Quelle sera la clé du match ?

La dimension physique est hyper importante au rugby, et c'est une grande force de cette équipe anglaise. Mais dans ce que l'on appelle dimension physique, il faut aussi inclure la conquête avec la mêlée et la touche, des secteurs sur lesquels on peut marquer l'adversaire. Il n'y a donc pas que la dimension physique, mais cela dictera grandement l'issue du match.

Le groupe France a été largement rajeuni, ressentez-vous une énergie nouvelle ?

Je ne suis là que depuis deux jours mais de ce que j'ai pu voir et ressentir à l'entraînement tout à l'heure (jeudi dernier, ndlr.), c'est que cette équipe avait beaucoup d'énergie. Chaque joueur était très impliqué. L'autre truc très positif, c'est qu'il y a des sourires alors que cela travaille très dur. Les relations sont saines aussi et il faut que cela dure.

Serez-vous vigilant à garder cette forme de convivialité ?

C'est important. Tous les mecs qui sont ici ont un jour pris leur sac pour aller jouer avec les copains, donc il faut garder cela.

Votre éducateur nous a confié qu'enfant, vous étiez littéralement fou de rugby. Votre passion est-elle aujourd'hui toujours aussi forte ?

C'est clair. J'ai toujours envie d'apprendre, je reste à l'écoute sur le terrain et en dehors. Je n'ai pas changé.

Que serait un Tournoi réussi à vos yeux ?

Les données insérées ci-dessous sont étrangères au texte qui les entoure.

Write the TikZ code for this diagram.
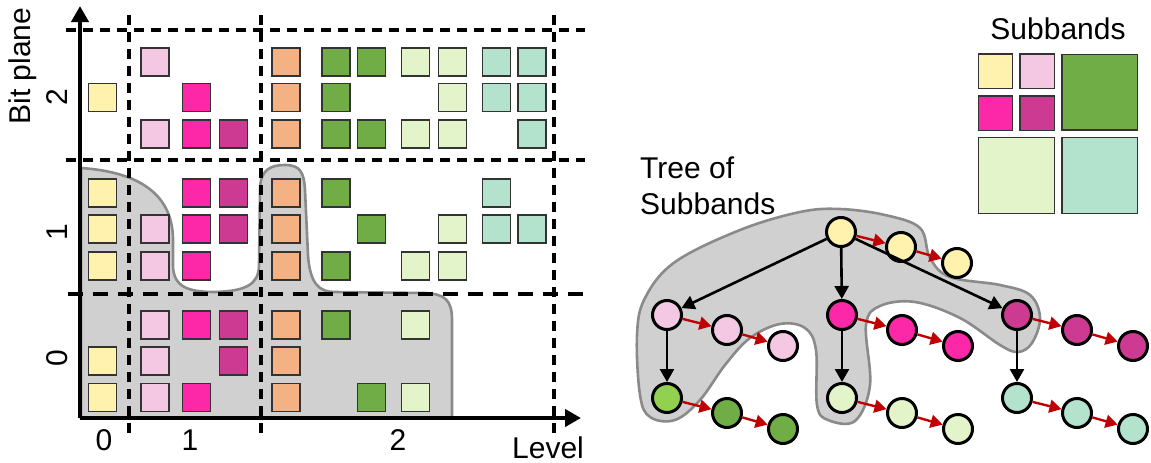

Difficile de répondre, car je n'y ai pas encore vraiment réfléchi. Je prends les choses les unes après les autres. Ma première envie, c'est que l'on prépare ce match contre l'Angleterre de la meilleure des façons. Que l'on soit précis et professionnels. C'est par là que passera la performance. Je veux que l'on s'entraîne bien, que l'on vive bien. Après, la meilleure façon de réussir un Tournoi, c'est de le gagner. Et ça, il ne faut pas se l'enlever de la tête.

A qui penserez-vous au moment d'entrer sur la pelouse du Stade de France ?

Je l'ignore. Je serai peut-être très concentré, ou très ému je ne sais pas. Ce sont des choses qui ne se commandent pas, j'aime ressentir les choses sans trop les anticiper.